REPUBLIKA.CO.ID, JAKARTA -- Pakar hukum pidana dari Universitas Trisakti, Abdul Fickar Hadjar menilai, hakim dan pengacara yang terlibat dalam kasus dugaan suap vonis lepas perkara crude palm oil (CPO) terhadap korporasi besar, layak dijatuhi hukuman seumur hidup tanpa remisi. Menurut dia, peristiwa itu adalah bentuk paling ironis dari praktik korupsi karena terjadi di lembaga yang seharusnya menegakkan keadilan.
Apalagi, dugaan suap senilai Rp 60 miliar atas vonis itu menyeret nama seorang hakim yang kini menjabat sebagai Ketua Pengadilan Negeri Jakarta Selatan. Suap tersebut diberikan melalui pengacara kepada hakim yang menangani perkara tersebut hingga semuanya terjaring operasi tangkap tangan (OTT) Kejagung.
"Suap adalah tindak pidana dan jika itu diterima oleh aparatur negara maka disebut sebagai gratifikasi atau suap. Hakim adalah aparatur negara karena itu ini menjadi perkara korupsi suap terbesar yang pernah terjadi," ujar Fickar saat dihubungi di Jakarta, Selasa (22/4/2025).
Keterlibatan hakim dan pengacara dalam transaksi suap tidak hanya melanggar hukum, tetapi juga mencoreng nilai moral dan keadilan. Terlebih, kata Fickar, permintaan suap ini dilakukan dalam konteks perkara korupsi yang tengah disidangkan.
"Peristiwa ini sangat ironis bagi sejarah penegakan hukum, karena korupsi terjadi di tempat kejahatan korupsi diadili, karena itu hukuman yang paling adil adil adalah hukuman yang maksimal yakni seumur hidup, biarlah para hakim korup itu menanti akhir hayatnya di sel penjara," ujarnya
Kelakuan pengacara yang terlibat suap juga tak lepas dari sorotan, lantaran suka flexing kekayaan di media sosial. Padahal, pada bersamaan, rakyat menghadapi tantangan ekonomi berat. Apalagi, mereka juga kerap menangani kasus-kasus besar dengan klien elit.
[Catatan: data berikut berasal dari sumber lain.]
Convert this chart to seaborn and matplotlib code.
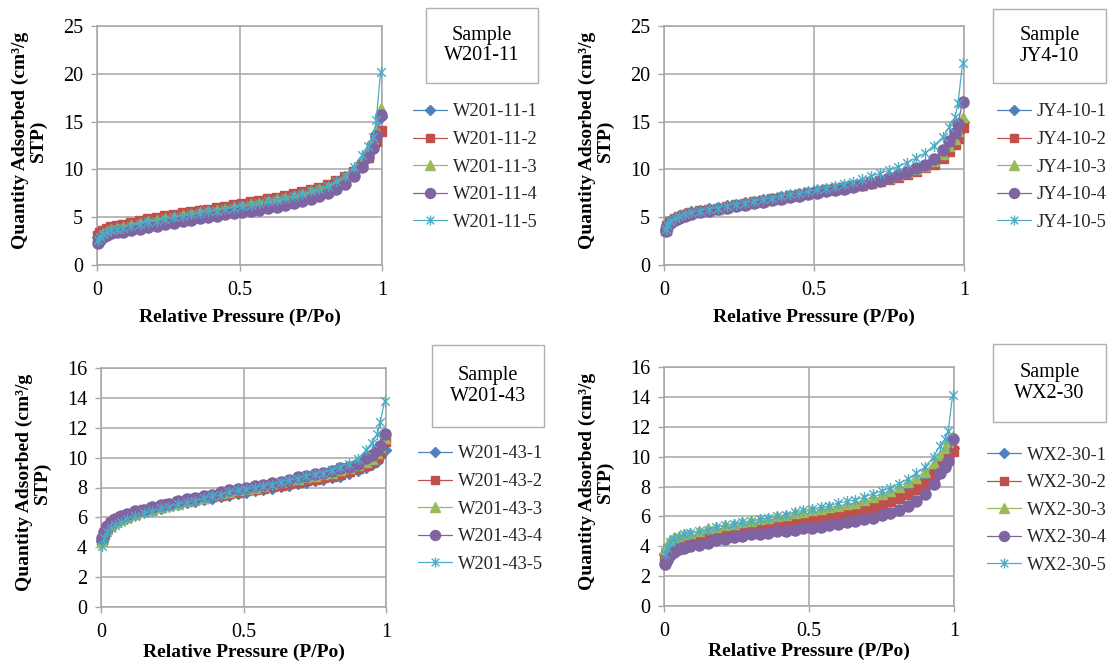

Di antaranya, kasus Arif Rachman Arifin sebagai anak buah Irjen Ferdy Sambo dalam kasus obstruction of justice pembunuhan Brigadir J, mafia pajak Rafael Alun Trisambodo, Harvey Moeis sebagai suami Sandra Dewi, yang terseret dalam kasus korupsi tambang timah maupun Helena Lim yang dikenal sebagai crazy rich PIK. Mereka semua deretan klien para advokat yang ikut ditangkap.
Dia pun mendorong hakim dan advokat itu dihukum berat. "Saya kira Tuhan pun marah karena mereka telah menjual nama Tuhan dalam perbuatan korupsi menerima suapnya. Demi keadilan berdasarkan ketuhanan yang maha kuasa mereka tukar dengan demi 'keuangan' yang maha kuasa," kata Fickar.